Records from a data source
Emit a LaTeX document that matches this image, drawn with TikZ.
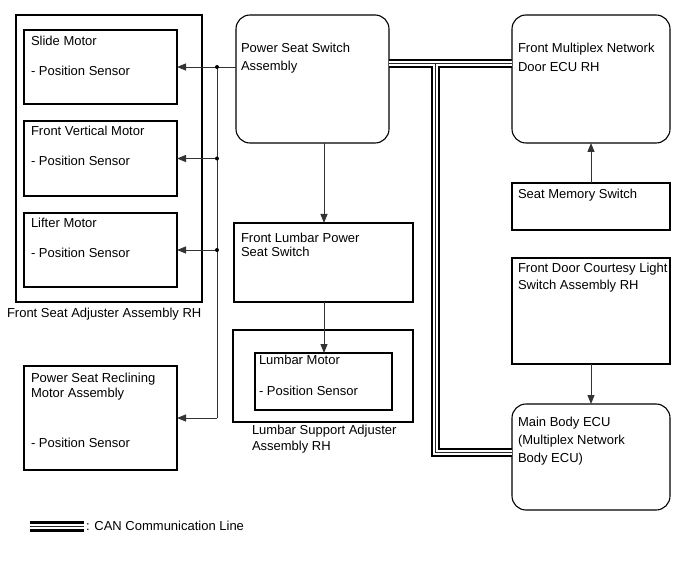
\documentclass[tikz,border=0pt]{standalone}
\usepackage{fontspec}
\setmainfont{Liberation Sans}
\usetikzlibrary{arrows.meta}
\begin{document}
\begin{tikzpicture}[x=1pt,y=-1pt,
  box/.style={draw=black,line width=1.1pt,inner sep=0pt,outer sep=0pt,anchor=north west},
  rbox/.style={box,rounded corners=14pt},
  txt/.style={inner sep=0pt,outer sep=0pt,anchor=base west,font=\fontsize{13}{15}\selectfont},
  conn/.style={draw=black!80,line width=0.9pt},
  arr/.style={conn,-{Triangle[length=9pt,width=7pt]}},
  canline/.style={draw=black,line width=9pt,
     postaction={draw=white,line width=4.5pt},
     postaction={draw=black!85,line width=0.9pt}},
  canleg/.style={draw=black,line width=11pt,
     postaction={draw=white,line width=5pt},
     postaction={draw=black!85,line width=1pt}},
  jdot/.style={fill=black}
]
\useasboundingbox (0,0) rectangle (690,561);
% left group
\node[box,minimum width=186pt,minimum height=287pt] (fsa) at (16,15) {};
\node[box,minimum width=153pt,minimum height=74pt] (sm) at (24,30) {};
\node[box,minimum width=153pt,minimum height=75pt] (fvm) at (24,121) {};
\node[box,minimum width=153pt,minimum height=74pt] (lfm) at (24,213) {};
\node[box,minimum width=153pt,minimum height=104pt] (rm) at (24,366) {};
\node[txt] (tsm1) at (31,46) {Slide Motor};
\node[txt] (tsm2) at (31,76) {- Position Sensor};
\node[txt] (tfv1) at (31,136) {Front Vertical Motor};
\node[txt] (tfv2) at (31,166) {- Position Sensor};
\node[txt] (tlf1) at (31,228) {Lifter Motor};
\node[txt] (tlf2) at (31,258) {- Position Sensor};
\node[txt] (tfsa) at (7,317) {Front Seat Adjuster Assembly RH};
\node[txt] (trm1) at (31,382) {Power Seat Reclining};
\node[txt] (trm2) at (31,397) {Motor Assembly};
\node[txt] (trm3) at (31,447) {- Position Sensor};
% middle group
\node[rbox,minimum width=153pt,minimum height=128pt] (pss) at (236,15) {};
\node[box,minimum width=179pt,minimum height=79pt] (flps) at (234,223) {};
\node[box,minimum width=180pt,minimum height=92pt] (lsa) at (233,330) {};
\node[box,minimum width=137pt,minimum height=57pt] (lmo) at (255,353) {};
\node[txt] (tpss1) at (241,52.7) {Power Seat Switch};
\node[txt] (tpss2) at (241,70.7) {Assembly};
\node[txt] (tfl1) at (241,242.7) {Front Lumbar Power};
\node[txt] (tfl2) at (241,256.7) {Seat Switch};
\node[txt] (tlm1) at (259,364.5) {Lumbar Motor};
\node[txt] (tlm2) at (259,395.5) {- Position Sensor};
\node[txt] (tlsa1) at (252,434.3) {Lumbar Support Adjuster};
\node[txt] (tlsa2) at (252,450) {Assembly RH};
% right group
\node[rbox,minimum width=158pt,minimum height=128pt] (door) at (512,15) {};
\node[box,minimum width=158pt,minimum height=47pt] (sms) at (512,183) {};
\node[box,minimum width=158pt,minimum height=106pt] (fdc) at (512,258) {};
\node[rbox,minimum width=158pt,minimum height=106pt] (mb) at (512,404) {};
\node[txt] (td1) at (518,53) {Front Multiplex Network};
\node[txt] (td2) at (518,71.5) {Door ECU RH};
\node[txt] (tsms) at (518,198.6) {Seat Memory Switch};
\node[txt] (tfdc1) at (518,272.6) {Front Door Courtesy Light};
\node[txt] (tfdc2) at (518,289.6) {Switch Assembly RH};
\node[txt] (tmb1) at (518,426.6) {Main Body ECU};
\node[txt] (tmb2) at (518,444.6) {(Multiplex Network};
\node[txt] (tmb3) at (518,462.6) {Body ECU)};
% junctions of the bus
\path (sm.east) ++(40,0) coordinate (j1);
\path (fvm.east) ++(40,0) coordinate (j2);
\path (lfm.east) ++(40,0) coordinate (j3);
\path (rm.east) ++(40,0) coordinate (j4);
\draw[arr] (pss.west |- j1) -- (sm.east);
\draw[conn] (j1) -- (j4);
\draw[arr] (j2) -- (fvm.east);
\draw[arr] (j3) -- (lfm.east);
\draw[arr] (j4) -- (rm.east);
\fill[jdot] (j1) circle (2);
\fill[jdot] (j2) circle (2);
\fill[jdot] (j3) circle (2);
% vertical arrows
\path (324,0) coordinate (ax);
\draw[arr] (ax |- pss.south) -- (ax |- flps.north);
\draw[arr] (ax |- flps.south) -- (ax |- lmo.north);
\draw[arr] (sms.north) -- (door.south);
\draw[arr] (fdc.south) -- (mb.north);
% CAN lines
\coordinate (cy) at (0,63.3);
\coordinate (cx) at (435.5,0);
\coordinate (cy2) at (0,452.5);
\draw[canline] (pss.east |- cy) -- (door.west |- cy)
  (cx |- cy) -- (cx |- cy2) -- (mb.west |- cy2);
% legend
\coordinate (lg1) at (30,526);
\coordinate (lg2) at (84,526);
\draw[canleg] (lg1) -- (lg2);
\node[txt] (tleg) at (86,530.5) {: CAN Communication Line};
\end{tikzpicture}
\end{document}
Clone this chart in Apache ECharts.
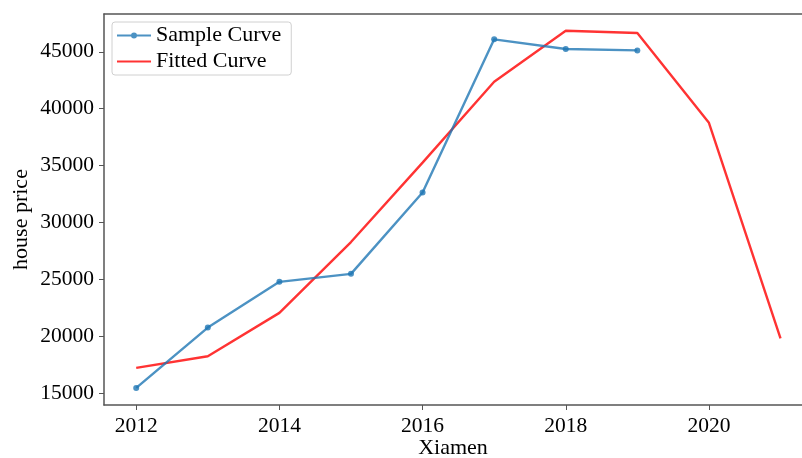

## [THE PROBLEM]
Reproduce the full material exactly, excluding the pictures.

## [SOLUTION FOR THIS TASK]
Emit a LaTeX document that matches this image, drawn with TikZ.
\documentclass[tikz,border=0pt]{standalone}
\usepackage{fontspec}
\setmainfont{Liberation Sans}
\usetikzlibrary{arrows.meta}
\begin{document}
\begin{tikzpicture}[x=1pt,y=-1pt,
  box/.style={draw=black,line width=1.1pt,inner sep=0pt,outer sep=0pt,anchor=north west},
  rbox/.style={box,rounded corners=14pt},
  txt/.style={inner sep=0pt,outer sep=0pt,anchor=base west,font=\fontsize{13}{15}\selectfont},
  conn/.style={draw=black!80,line width=0.9pt},
  arr/.style={conn,-{Triangle[length=9pt,width=7pt]}},
  canline/.style={draw=black,line width=9pt,
     postaction={draw=white,line width=4.5pt},
     postaction={draw=black!85,line width=0.9pt}},
  canleg/.style={draw=black,line width=11pt,
     postaction={draw=white,line width=5pt},
     postaction={draw=black!85,line width=1pt}},
  jdot/.style={fill=black}
]
\useasboundingbox (0,0) rectangle (690,561);
% left group
\node[box,minimum width=186pt,minimum height=287pt] (fsa) at (16,15) {};
\node[box,minimum width=153pt,minimum height=74pt] (sm) at (24,30) {};
\node[box,minimum width=153pt,minimum height=75pt] (fvm) at (24,121) {};
\node[box,minimum width=153pt,minimum height=74pt] (lfm) at (24,213) {};
\node[box,minimum width=153pt,minimum height=104pt] (rm) at (24,366) {};
\node[txt] (tsm1) at (31,46) {Slide Motor};
\node[txt] (tsm2) at (31,76) {- Position Sensor};
\node[txt] (tfv1) at (31,136) {Front Vertical Motor};
\node[txt] (tfv2) at (31,166) {- Position Sensor};
\node[txt] (tlf1) at (31,228) {Lifter Motor};
\node[txt] (tlf2) at (31,258) {- Position Sensor};
\node[txt] (tfsa) at (7,317) {Front Seat Adjuster Assembly RH};
\node[txt] (trm1) at (31,382) {Power Seat Reclining};
\node[txt] (trm2) at (31,397) {Motor Assembly};
\node[txt] (trm3) at (31,447) {- Position Sensor};
% middle group
\node[rbox,minimum width=153pt,minimum height=128pt] (pss) at (236,15) {};
\node[box,minimum width=179pt,minimum height=79pt] (flps) at (234,223) {};
\node[box,minimum width=180pt,minimum height=92pt] (lsa) at (233,330) {};
\node[box,minimum width=137pt,minimum height=57pt] (lmo) at (255,353) {};
\node[txt] (tpss1) at (241,52.7) {Power Seat Switch};
\node[txt] (tpss2) at (241,70.7) {Assembly};
\node[txt] (tfl1) at (241,242.7) {Front Lumbar Power};
\node[txt] (tfl2) at (241,256.7) {Seat Switch};
\node[txt] (tlm1) at (259,364.5) {Lumbar Motor};
\node[txt] (tlm2) at (259,395.5) {- Position Sensor};
\node[txt] (tlsa1) at (252,434.3) {Lumbar Support Adjuster};
\node[txt] (tlsa2) at (252,450) {Assembly RH};
% right group
\node[rbox,minimum width=158pt,minimum height=128pt] (door) at (512,15) {};
\node[box,minimum width=158pt,minimum height=47pt] (sms) at (512,183) {};
\node[box,minimum width=158pt,minimum height=106pt] (fdc) at (512,258) {};
\node[rbox,minimum width=158pt,minimum height=106pt] (mb) at (512,404) {};
\node[txt] (td1) at (518,53) {Front Multiplex Network};
\node[txt] (td2) at (518,71.5) {Door ECU RH};
\node[txt] (tsms) at (518,198.6) {Seat Memory Switch};
\node[txt] (tfdc1) at (518,272.6) {Front Door Courtesy Light};
\node[txt] (tfdc2) at (518,289.6) {Switch Assembly RH};
\node[txt] (tmb1) at (518,426.6) {Main Body ECU};
\node[txt] (tmb2) at (518,444.6) {(Multiplex Network};
\node[txt] (tmb3) at (518,462.6) {Body ECU)};
% junctions of the bus
\path (sm.east) ++(40,0) coordinate (j1);
\path (fvm.east) ++(40,0) coordinate (j2);
\path (lfm.east) ++(40,0) coordinate (j3);
\path (rm.east) ++(40,0) coordinate (j4);
\draw[arr] (pss.west |- j1) -- (sm.east);
\draw[conn] (j1) -- (j4);
\draw[arr] (j2) -- (fvm.east);
\draw[arr] (j3) -- (lfm.east);
\draw[arr] (j4) -- (rm.east);
\fill[jdot] (j1) circle (2);
\fill[jdot] (j2) circle (2);
\fill[jdot] (j3) circle (2);
% vertical arrows
\path (324,0) coordinate (ax);
\draw[arr] (ax |- pss.south) -- (ax |- flps.north);
\draw[arr] (ax |- flps.south) -- (ax |- lmo.north);
\draw[arr] (sms.north) -- (door.south);
\draw[arr] (fdc.south) -- (mb.north);
% CAN lines
\coordinate (cy) at (0,63.3);
\coordinate (cx) at (435.5,0);
\coordinate (cy2) at (0,452.5);
\draw[canline] (pss.east |- cy) -- (door.west |- cy)
  (cx |- cy) -- (cx |- cy2) -- (mb.west |- cy2);
% legend
\coordinate (lg1) at (30,526);
\coordinate (lg2) at (84,526);
\draw[canleg] (lg1) -- (lg2);
\node[txt] (tleg) at (86,530.5) {: CAN Communication Line};
\end{tikzpicture}
\end{document}
Clone this chart in Apache ECharts.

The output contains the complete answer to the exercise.